The study was funded by Australia's National Research Organisation for Women’s Safety (ANROWS) and is part of a larger study about sexual offender reintegration in Australia. Findings from the research will have relevance beyond the Cultural Mentoring Program, as very little has been documented about good practice in reintegrating A&TSI offenders generally or A&TSI sex offenders specifically.

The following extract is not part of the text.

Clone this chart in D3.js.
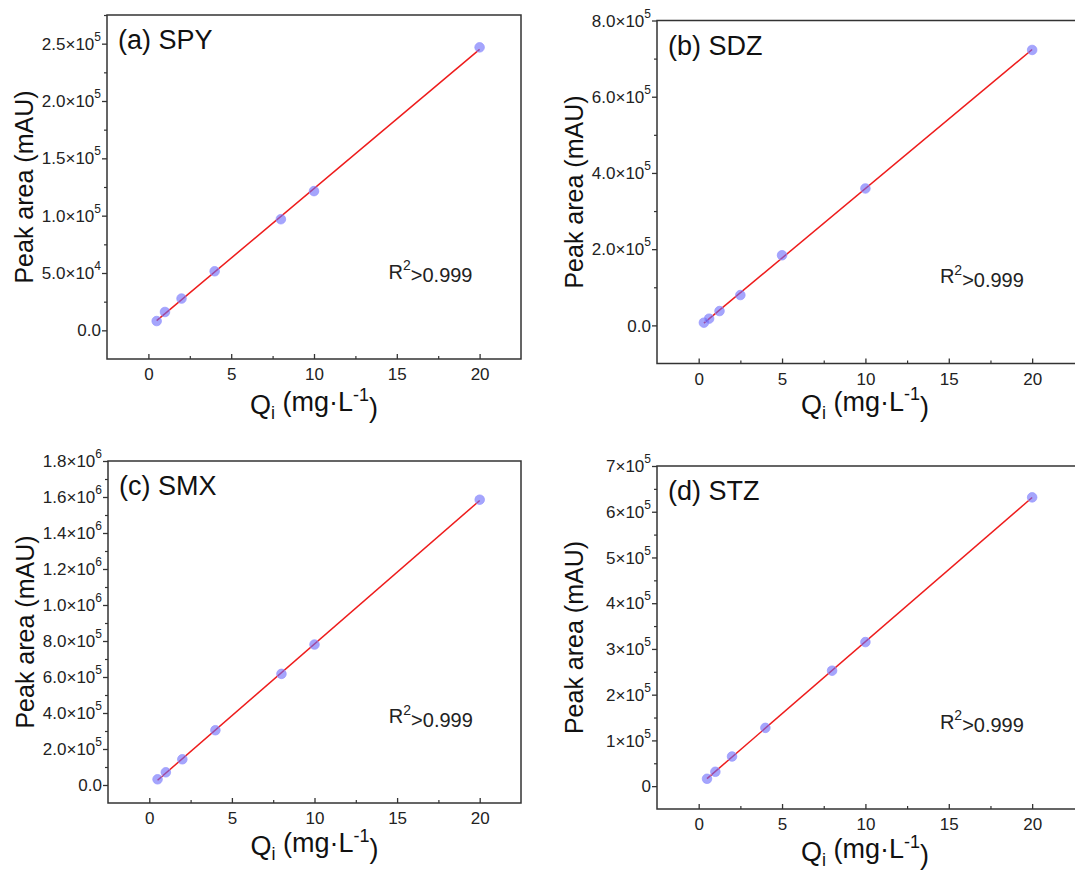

Queensland University of Technology, Faculty of Law, School of Justice
Dr Kelly Richards is a Senior Lecturer in Queensland University of Technology’s Faculty of Law, School of Justice. She completed a PhD on restorative justice at Western Sydney University in 2007 and in 2010 was awarded the ACT Government Office for Women Audrey Fagan Churchill Fellowship to study Circles of Support and Accountability (CoSA) in Canada, the USA and the UK. Her current research, funded by Australia's National Organisation for Women’s Safety (with Dr Jodi Death, Queensland University of Technology, and Professor Kieran McCartan, University of the West of England) includes the first study into CoSA in Australia. This research also examines the role of cultural mentoring support for Indigenous offenders released under Queensland’s Dangerous Prisoners (Sexual Offenders) Act 2006 as well as the views of victim/survivors of sexual violence on sex offender reintegration broadly and on CoSA specifically. Dr Richards has also undertaken research on public opinion about CoSA and the causes of child sexual abuse, and the role of identity change in the desistance narratives of sexual offenders.